Elbette sadece ebeveynlerimizden değil, başka kişilerden de zarar görebiliriz. Ancak hayata geldiğimiz andan itibaren en çok anne babamızın varlığına, bakımına, manevi desteğine ihtiyaç duyarız. Anne babayı erken kaybetmek bu yüzden çocuklarda tahribat yaratır. Elbette bu bir hayat gerçeğidir. Bunun acısı başkadır, var olan ebeveynlerin yokluk acısı başkadır. Anne babalar sadece öldüklerinde çocuklarını yıkmazlar; hayattayken, hâlâ çocuklarına sarılma şansları varken onları iterek, yalnız bırakarak, mağdur ederek de fazlasıyla yaralayabilirler.

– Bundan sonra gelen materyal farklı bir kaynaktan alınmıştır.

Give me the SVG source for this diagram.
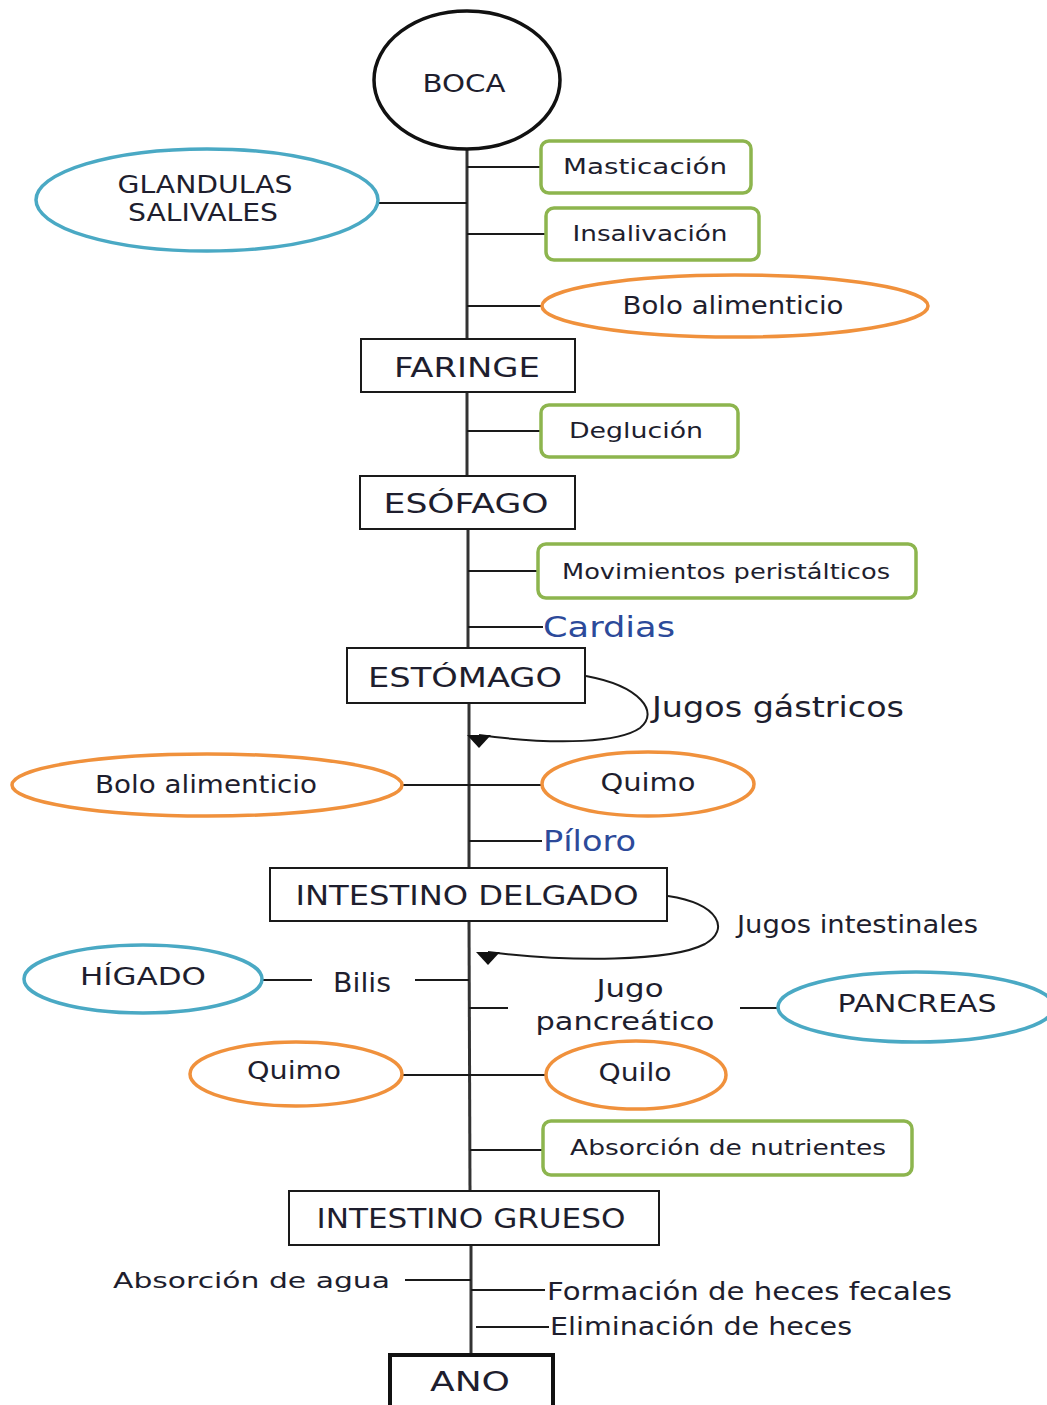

Peki ne yapacağız? Bu bizim kaderimiz midir?
Geçmiş Değişmez Ama İnsan Değişebilir
Daha önce de bahsedildiği üzere geçmişin bir saniyesini dahi değiştirme gücüne sahip değiliz. Ancak elbette bugün ve yarınlarımız için yapacaklarımız var. Geçmiş kaderimiz olmak zorunda değildir. Değişen geçmiş olmasa dahi biz değişebiliriz. Geçmişin omuzlarımızdaki ağırlığı değişebilir. Evet, bir zaman gelebilir, artık geçmişimize aynı gözlerle bakmadığımız bir zaman… Kuytu köşelerdeki parçalarımızı bulabilir, bütünlüğümüzü yeniden oluşturabiliriz. Karanlıklar bir başka aydınlanabilir.
Bu genellikle geçmişten kaçmayarak başlar. Sürecin kolay olmadığını belirtmek gerekir. Geçmişten bugüne değişmez bir gerçekliktir: Acı bizi büyütür. Geçmişe yakından bakmak acı verici olsa da özgürlüğümüzü bize geri verebilir. Ölmeden kendimiz olmamızı sağlayabilir. Geçmişin gölgesi değil, bugünün yaşayanı olabiliriz. Kurban olmayı reddedebilir, geçmişiyle de yaşayan o kişi olabiliriz. Ağır ağır olur bazen bu. Çünkü bazı insanların çok haklı yorgunlukları vardır. Tebessümlerinde, yorgunluklarında.
Hayatın tüm acı yanlarının yanında güzel olan da şudur: kendimizi onarabilme şansımızın olması. Yeni bir “ben” doğabilir her an. Şunu da söylemek gerekir ki bu zorlu yolculuğu tek başınıza atlatamayabilirsiniz. Bu bir zayıflık değil; sizin karar verebilme gücünüzdür. Gerektiğinde profesyonellerden destek alınabileceğini ve bunun tamamen normal olduğunu unutmamak gerekir.